When you read a Nadeem Aslam novel, you sink in the words. You cherish the writing, and let the plot linger with you way after the book is over. Nadeem Aslam was introduced to me by a friend, when he gifted me a copy of, “Maps for Lost Lovers” and I remember reading it in one night. I was hooked. There was no way I was going to go to sleep without finishing the book. The same happened when I started reading, “The Wasted Vigil”.
“The Wasted Vigil” is not a new book however that does not matter. Moreover it is quite difficult to write a book about Afghanistan and deal with its history of the last thirty-odd years. I have read a lot of books on Afghanistan and its condition, however this one has been very different (rather handled quite well) and written like a dream.

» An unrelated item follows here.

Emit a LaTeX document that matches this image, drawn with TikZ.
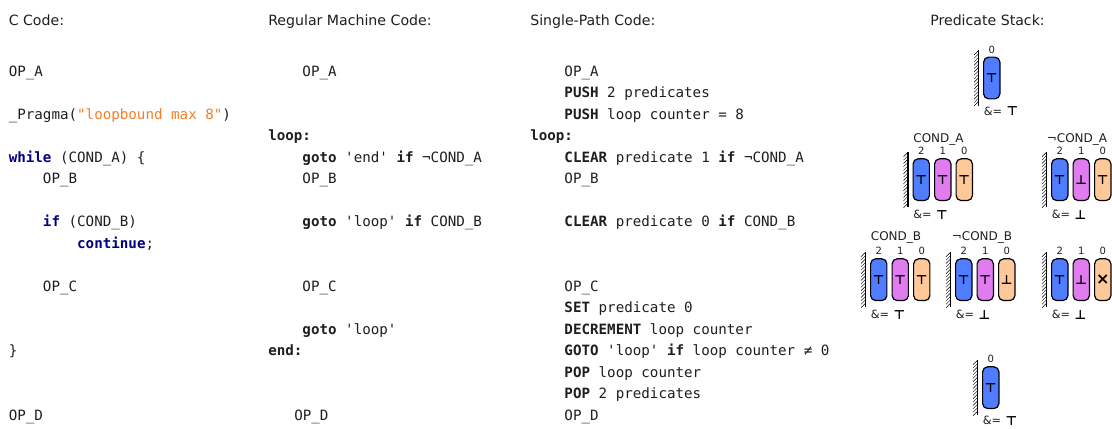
\documentclass[tikz,border=0pt]{standalone}
\usepackage{fontspec}
\setmainfont{DejaVu Sans}
\setmonofont{DejaVu Sans Mono}

\definecolor{ink}{RGB}{30,30,30}
\definecolor{kwnavy}{RGB}{0,0,128}
\definecolor{strorange}{RGB}{245,125,40}
\definecolor{pblue}{RGB}{80,125,255}
\definecolor{ppurple}{RGB}{224,123,240}
\definecolor{porange}{RGB}{255,200,153}

\newcommand\kw[1]{{\bfseries\color{kwnavy}#1}}
\newcommand\bw[1]{{\bfseries #1}}

% wall with hatching on its left side: x, top y, bottom y
\newcommand\stackwall[3]{%
  \draw[wall] (#1,#2) -- (#1,#3);
  \foreach \k in {0,...,15} \draw[hatch] (#1,#2+3.4*\k) -- ++(-4.5,4.5);
}

% three-slot predicate stack: name, left x, centre y, slot 2, slot 1, slot 0, result
\newcommand\predgroup[7]{%
  \stackwall{#2-4.5}{#3-27.5}{#3+27.5}
  \node[cell,fill=pblue]   (#1-2) at (#2+8.75,#3)  {#4};
  \node[cell,fill=ppurple] (#1-1) at (#2+30.25,#3) {#5};
  \node[cell,fill=porange] (#1-0) at (#2+51.75,#3) {#6};
  \node[idx] (#1-i2) at (#2+8.75,#3-28.5)  {2};
  \node[idx] (#1-i1) at (#2+30.25,#3-28.5) {1};
  \node[idx] (#1-i0) at (#2+51.75,#3-28.5) {0};
  \node[res,anchor=west] (#1-and) at (#2+0.5,#3+35) {\&=};
  \node[ressym] (#1-res) at (#2+29.5,#3+35) {#7};
}

% single-slot predicate stack: name, left x, centre y, slot 0, result
\newcommand\predsingle[5]{%
  \stackwall{#2-4.5}{#3-27.5}{#3+27.5}
  \node[cell,fill=pblue] (#1-0) at (#2+8.75,#3) {#4};
  \node[idx] (#1-i0) at (#2+8.75,#3-28.5) {0};
  \node[res,anchor=west] (#1-and) at (#2+0.5,#3+33) {\&=};
  \node[ressym] (#1-res) at (#2+29.5,#3+33) {#5};
}

\begin{document}
\begin{tikzpicture}[x=0.75pt,y=-0.75pt,
  hdr/.style={anchor=base west, inner sep=0pt, font=\fontsize{10.6}{12}\selectfont, text=ink},
  code/.style={anchor=base west, inner sep=0pt, font=\ttfamily\fontsize{10.65}{12}\selectfont, text=ink},
  cell/.style={draw=black, line width=0.9pt, rounded corners=3.75pt, minimum width=12.2pt,
               minimum height=31.3pt, inner sep=0pt, font=\bfseries\fontsize{9.5}{9.5}\selectfont, text=black},
  idx/.style={inner sep=0pt, font=\fontsize{7.5}{7.5}\selectfont, text=ink},
  condlabel/.style={anchor=base, inner sep=0pt, font=\fontsize{9}{9}\selectfont, text=ink},
  res/.style={inner sep=0pt, font=\fontsize{8.5}{8.5}\selectfont, text=ink},
  ressym/.style={inner sep=0pt, font=\bfseries\fontsize{9.5}{9.5}\selectfont, text=black},
  wall/.style={line width=1pt, black},
  hatch/.style={line width=0.3pt, black}]
\useasboundingbox (0,0) rectangle (1112,428);

% column headers
\node[hdr] (hC) at (8.5,26)  {C Code:};
\node[hdr] (hM) at (268,26)  {Regular Machine Code:};
\node[hdr] (hS) at (530,26)  {Single-Path Code:};
\node[hdr] (hP) at (930,26)  {Predicate Stack:};

% C code
\node[code] (c0)  at (8.5,76)    {OP\_A};
\node[code] (c2)  at (8.5,119)   {\_Pragma({\color{strorange}"loopbound max 8"})};
\node[code] (c4)  at (8.5,162)   {\kw{while} (COND\_A) \{};
\node[code] (c5)  at (42.7,183.5) {OP\_B};
\node[code] (c7)  at (42.7,226.5) {\kw{if} (COND\_B)};
\node[code] (c8)  at (76.9,248)  {\kw{continue};};
\node[code] (c10) at (42.7,291)  {OP\_C};
\node[code] (c13) at (8.5,355.5) {\}};
\node[code] (c16) at (8.5,420)   {OP\_D};

% regular machine code
\node[code] (m0)  at (302.2,76)    {OP\_A};
\node[code] (m3)  at (268,140.5)   {\bw{loop:}};
\node[code] (m4)  at (302.2,162)   {\bw{goto} 'end' \bw{if} ¬COND\_A};
\node[code] (m5)  at (302.2,183.5) {OP\_B};
\node[code] (m7)  at (302.2,226.5) {\bw{goto} 'loop' \bw{if} COND\_B};
\node[code] (m10) at (302.2,291)   {OP\_C};
\node[code] (m12) at (302.2,334)   {\bw{goto} 'loop'};
\node[code] (m13) at (268,355.5)   {\bw{end:}};
\node[code] (m16) at (294,420)     {OP\_D};

% single-path code
\node[code] (s0)  at (564.2,76)    {OP\_A};
\node[code] (s1)  at (564.2,97.5)  {\bw{PUSH} 2 predicates};
\node[code] (s2)  at (564.2,119)   {\bw{PUSH} loop counter = 8};
\node[code] (s3)  at (530,140.5)   {\bw{loop:}};
\node[code] (s4)  at (564.2,162)   {\bw{CLEAR} predicate 1 \bw{if} ¬COND\_A};
\node[code] (s5)  at (564.2,183.5) {OP\_B};
\node[code] (s7)  at (564.2,226.5) {\bw{CLEAR} predicate 0 \bw{if} COND\_B};
\node[code] (s10) at (564.2,291)   {OP\_C};
\node[code] (s11) at (564.2,312.5) {\bw{SET} predicate 0};
\node[code] (s12) at (564.2,334)   {\bw{DECREMENT} loop counter};
\node[code] (s13) at (564.2,355.5) {\bw{GOTO} 'loop' \bw{if} loop counter ≠ 0};
\node[code] (s14) at (564.2,377)   {\bw{POP} loop counter};
\node[code] (s15) at (564.2,398.5) {\bw{POP} 2 predicates};
\node[code] (s16) at (564.2,420)   {OP\_D};

% predicate stacks
\predsingle{top}{983}{78}{⊤}{⊤}

\predgroup{ca}{912.5}{179.7}{⊤}{⊤}{⊤}{⊤}
\predgroup{nca}{1051}{179.7}{⊤}{⊥}{⊤}{⊥}
\node[condlabel] (capA)  at (938.5,142.5) {COND\_A};
\node[condlabel] (capNA) at (1077,142.5)  {¬COND\_A};

\predgroup{cb}{870}{279.7}{⊤}{⊤}{⊤}{⊤}
\predgroup{ncb}{955}{279.7}{⊤}{⊤}{⊥}{⊥}
\predgroup{ex}{1051}{279.7}{⊤}{⊥}{\fontsize{12}{12}\selectfont ×}{⊥}
\node[condlabel] (capB)  at (896,240.5) {COND\_B};
\node[condlabel] (capNB) at (982,240.5) {¬COND\_B};

\predsingle{bot}{982}{387.7}{⊤}{⊤}
\end{tikzpicture}
\end{document}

The book is set in present Afghanistan and includes a band of diverse characters. An English Ex-Pat, his Afghani wife and daughter, and the stories from their village form the backdrop of the story. To this, other characters are added – An American Ex-Spy, the sister of a dead Soviet from the 80’s, an American Special Forces agent, and a young Jihadi and two Afghan “warlords” (which is the most interesting in my opinion), complete the tapestry of this book. The action in the book takes place at Marcus’s house (The Englishman). Lara arrives there one fine day in search of her brother and the drama unfolds. The others arrive one after the other in search of someone or something. This is the premise of the book.
What I loved about the book was of course the way it was written but also the way the characters are etched throughout, from beginning to the end, no one is out of place. There are some astoundingly beautiful sentences, though at times (rarely) I felt they somehow did not add to the narrative as whole. Nonetheless, I enjoyed them a lot and here are some striking examples:
“All those who love know exactly the limit they’re prepared to go to. They know exactly what is required.”
“On the journey towards the beloved, you live by dying at every step”
“How keen everyone is to make this world their home forgetting its impermanence It’s like trying to see and name constellations in a fireworks display.”
The literary and historical references in the book are bang on and make a lot of sense when read from an overall perspective. The narrative moves back and forth from one person to another and that at times presents a problem reading the book, however before you know it, you will get used to the style of writing.
The threads are connected with great care throughout the book. The socio-economic lay of the land is described intricately and gives the reader a sense of place and time. No sides are taken and no judgments are made. That is probably the best way to approach this book while reading it as well. All I can say is that I enjoyed this book a lot, despite not agreeing to certain parts. A great read for sure. Intense and thought-provoking.